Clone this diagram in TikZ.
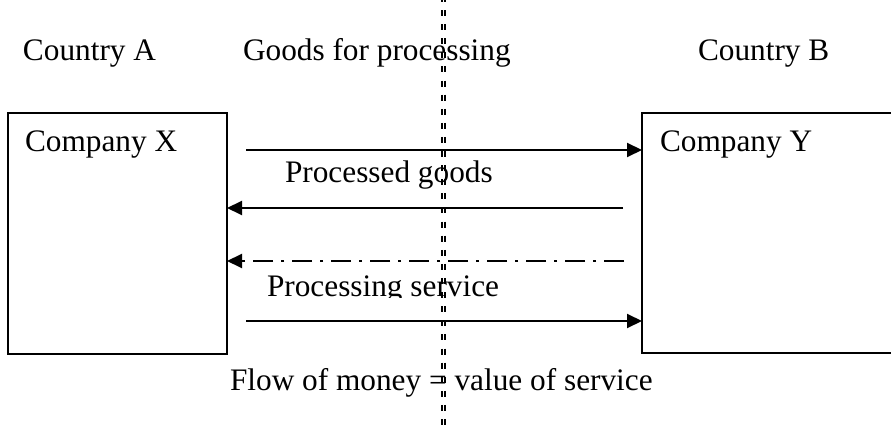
\documentclass[tikz,border=0pt]{standalone}
\usepackage{fontspec}
\setmainfont{Liberation Serif}
\usetikzlibrary{arrows.meta}
\begin{document}
\begin{tikzpicture}[x=1pt,y=-1pt,
  lbl/.style={anchor=base west,inner sep=0pt,outer sep=0pt,font=\fontsize{31.3}{36}\selectfont},
  company/.style={draw,line width=2pt,inner sep=0pt,outer sep=0pt,anchor=north west},
  arr/.style={line width=2pt,-{Triangle[length=15pt,width=14pt]}},
  dashdotline/.style={arr,dash pattern=on 20pt off 8pt on 3pt off 8pt},
  border/.style={line width=2pt,dash pattern=on 6pt off 8.1pt,dash phase=4pt}]
\useasboundingbox (0,0) rectangle (891,430);
\clip (0,0) rectangle (891,430);
\fill[white] (0,0) rectangle (891,430);
% companies
\node[company,minimum width=219pt,minimum height=241pt] (X) at (8,113) {};
\node[company,minimum width=270pt,minimum height=240pt] (Y) at (642,113) {};
% labels
\node[lbl] (ca) at (23,61) {Country A};
\node[lbl] (gp) at (243,61) {Goods for processing};
\node[lbl] (cb) at (698,61) {Country B};
\node[lbl] (cx) at (25,152) {Company X};
\node[lbl] (cy) at (660,152) {Company Y};
\node[lbl] (pg) at (285,183) {Processed goods};
\begin{scope}
\clip (200,250) rectangle (600,297);
\node[lbl] (ps) at (267,296) {Processing service};
\end{scope}
\node[lbl] (fm) at (230,390) {Flow of money = value of service};
% free ends
\coordinate (s1) at (246,150);
\coordinate (s2) at (623,208);
\coordinate (s3) at (624,261);
\coordinate (s4) at (246,321);
\draw[arr] (s1) -- (s1 -| Y.west);
\draw[arr] (s2) -- (s2 -| X.east);
\draw[dashdotline] (s3) -- (s3 -| X.east);
\draw[arr] (s4) -- (s4 -| Y.west);
% border line
\coordinate (bt1) at (441.5,0);
\coordinate (bb1) at (441.5,430);
\coordinate (bt2) at (445,0);
\coordinate (bb2) at (445,430);
\draw[border] (bt1) -- (bb1);
\draw[border] (bt2) -- (bb2);
\end{tikzpicture}
\end{document}
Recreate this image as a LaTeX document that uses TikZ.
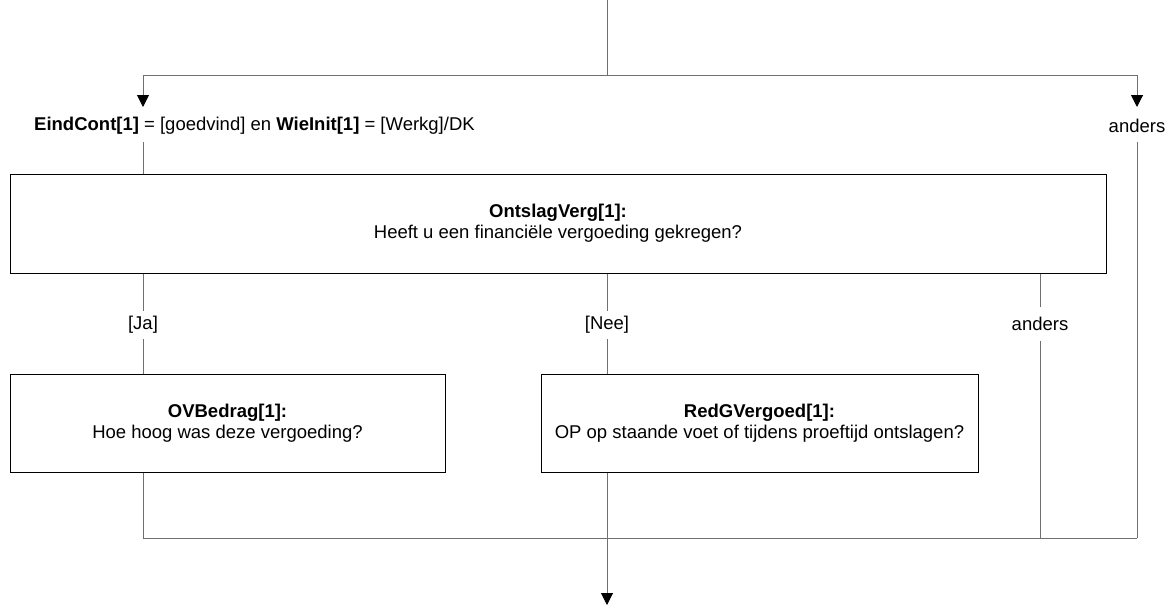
******
What is needed:
Set down all the data again exactly as above, pictures excluded.

Exercise response:
Clone this diagram in TikZ.
\documentclass[tikz,border=0pt]{standalone}
\usepackage{fontspec}
\setmainfont{Liberation Serif}
\usetikzlibrary{arrows.meta}
\begin{document}
\begin{tikzpicture}[x=1pt,y=-1pt,
  lbl/.style={anchor=base west,inner sep=0pt,outer sep=0pt,font=\fontsize{31.3}{36}\selectfont},
  company/.style={draw,line width=2pt,inner sep=0pt,outer sep=0pt,anchor=north west},
  arr/.style={line width=2pt,-{Triangle[length=15pt,width=14pt]}},
  dashdotline/.style={arr,dash pattern=on 20pt off 8pt on 3pt off 8pt},
  border/.style={line width=2pt,dash pattern=on 6pt off 8.1pt,dash phase=4pt}]
\useasboundingbox (0,0) rectangle (891,430);
\clip (0,0) rectangle (891,430);
\fill[white] (0,0) rectangle (891,430);
% companies
\node[company,minimum width=219pt,minimum height=241pt] (X) at (8,113) {};
\node[company,minimum width=270pt,minimum height=240pt] (Y) at (642,113) {};
% labels
\node[lbl] (ca) at (23,61) {Country A};
\node[lbl] (gp) at (243,61) {Goods for processing};
\node[lbl] (cb) at (698,61) {Country B};
\node[lbl] (cx) at (25,152) {Company X};
\node[lbl] (cy) at (660,152) {Company Y};
\node[lbl] (pg) at (285,183) {Processed goods};
\begin{scope}
\clip (200,250) rectangle (600,297);
\node[lbl] (ps) at (267,296) {Processing service};
\end{scope}
\node[lbl] (fm) at (230,390) {Flow of money = value of service};
% free ends
\coordinate (s1) at (246,150);
\coordinate (s2) at (623,208);
\coordinate (s3) at (624,261);
\coordinate (s4) at (246,321);
\draw[arr] (s1) -- (s1 -| Y.west);
\draw[arr] (s2) -- (s2 -| X.east);
\draw[dashdotline] (s3) -- (s3 -| X.east);
\draw[arr] (s4) -- (s4 -| Y.west);
% border line
\coordinate (bt1) at (441.5,0);
\coordinate (bb1) at (441.5,430);
\coordinate (bt2) at (445,0);
\coordinate (bb2) at (445,430);
\draw[border] (bt1) -- (bb1);
\draw[border] (bt2) -- (bb2);
\end{tikzpicture}
\end{document}
Recreate this image as a LaTeX document that uses TikZ.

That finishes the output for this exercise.